Matthew 22:46 – Jeopardy 

Matthew 22:46 No one could say a word in reply, and from that day on no one dared to ask him any more questions.

Many people like to watch game shows. Some of the craziest come from Japan. Those contestants are willing to totally humiliate themselves trying to do the crazy stunts. They play the game for the fun of it, and perhaps a token prize.

Jeopardy is one of the most famous game shows in history. You answer in the form of a question. You get money as a prize, with some notoriety thrown in on the side. I worked with a nurse who won the show twice. She knew lots of facts!

Our text is the end of a first century game show, or at least that is how I am framing it. There is a series of representatives of various opposition groups who come to Jesus with “tricky” questions for Him to answer.

They start by trying to get Jesus to take a political stance against the Roman government. They want Him to advocate resistance to Roman taxes. This is not a good idea! Opposing the rule of Rome brought sever consequences.

Then, just to make things even more interesting and dicy, they bring up a question about marriage and heaven, two very controversial topics. The group that brings this questions doesn’t even believe in heaven!

The third round wants to trap Jesus with the very Law that they hold sacred. They want Jesus to choose what is the most important law, out of all the laws. They were all about keeping the Law, so knowing which had priority of application would help settle the frequent disputes among their leaders. But they are doing it to prove Jesus didn’t know what He was talking about.

For the Lightning Round, Jesus gets to ask them a question. You see, Jesus had answered their three questions in such a way that they were silenced. They didn’t stand a chance of rebuttal. Jesus had shown their motives and the weakness of their attempts to trip Him up.

Jesus question to them went right to the heart of their theology about the coming Messiah, the One promised since the beginning who would set all things right again. Jesus asks about the Messiah’s lineage. “Whose sin is he?”

Now this seems to modern ears as not much of an issue. Back then they would have automatically said, “David.” The Scriptures had declared that Messiah would be of the line of David. This was the obvious answer.

But Jesus throws a twist into their thinking. He asks a question about lineage and then shows from their scriptures, Psalm 110:1 in particular, that David called the Messiah Lord. Now this would never happen in the natural realm. A father would never call his son “Master.” Elders were respected to the Nth degree.

But that Psalm says even more. In the Hebrew of that Psalm, the original language, the first “Lord” is the proper name for God that was revealed to the Jewish nation. It is translated and represented as LORD, all caps, in the text of that Paslm in our modern bibles.

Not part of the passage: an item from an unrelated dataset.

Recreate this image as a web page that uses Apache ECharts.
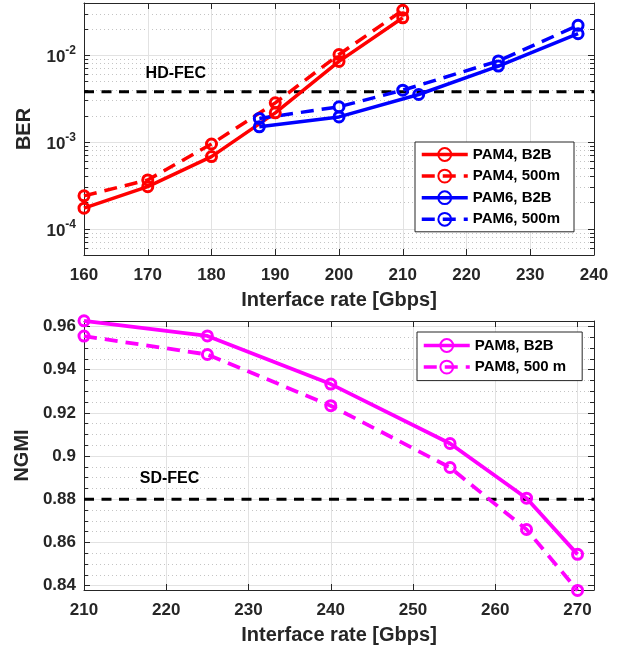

The Creator of the Universe (LORD) tells the psalmist (David) that David’s master is commanded to “Sit at my right hand.” David’s master is in the position of power in the universe. He is seated with God in the heavenly realms. David calls him “Lord, Master.”

Jesus then brings it to a conclusion, David isn’t the father of the Messiah. The Messiah has an ancestry that is before David himself.

And all Jesus’ contestants are silenced. They can’t answer Jesus’ wisdom and understanding of the Scriptures, even though they have the wisdom of all the centuries of scholarship of the Jewish community at their beck and call. They have missed a most obvious point. The Messiah is of a different nature than David. He is Emmanuel, God with us.